Ma dalle pagine di Avvenire il coordinatore nazionale di Pax Christi, don Renato Sacco, aveva chiesto un ripensamento sulla strategia italiana in Niger a 100 anni dall’ ‘inutile strage’: “Non abbiamo imparato nulla! Penso all’invio dei militari in Niger, alle bombe contro i civili nello Yemen, alle bombe nucleari presenti a Ghedi e ad Aviano: tutto questo conferma come la guerra sia sempre più considerata un affare. Anche per questo le spese militari non vengono mai tagliate, anzi l’Italia spenderà circa € 27.000.000.000 in questo 2018: circa € 2.600.000 ogni ora.

E’ una follia! Quante bugie e quanta retorica sulle armi e sulla guerra, che non viene più considerata una tragedia, ripudiata anche dalla Costituzione, ma una scelta possibile, se non addirittura giusta. La stessa cosa vale per i caccia da guerra F-35, assemblati a Cameri, in provincia di Novara.
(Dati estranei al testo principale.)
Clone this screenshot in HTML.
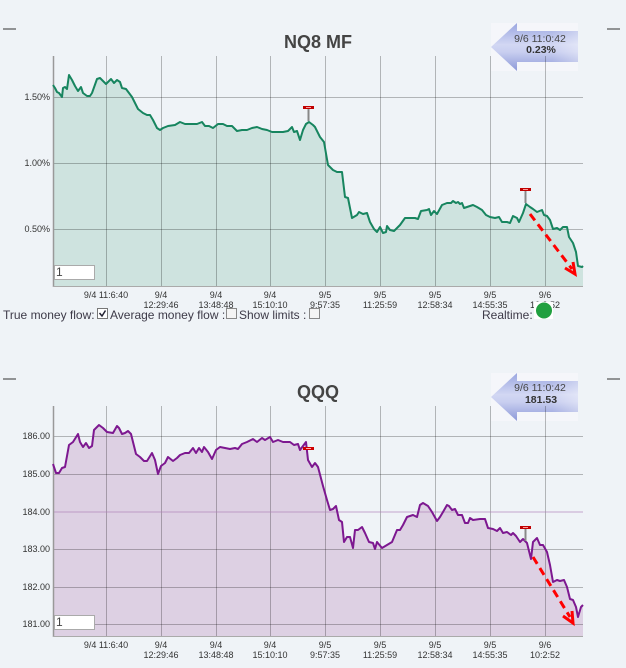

Il progetto militare più costoso della storia! Noi tutti, da Pax Christi a Rete Disarmo alle associazioni e movimenti ecclesiali, ricordiamo sempre che ogni aereo costa 130 milioni di euro. E poi mancano i soldi per la sanità, il lavoro, i giovani, le pensioni, la tutela del territorio. Ricordiamo anche le parole di papa Giovanni XXII nella ‘Pacem in Terris’: ‘Alienum est a ratione’, vale a dire è pura follia”.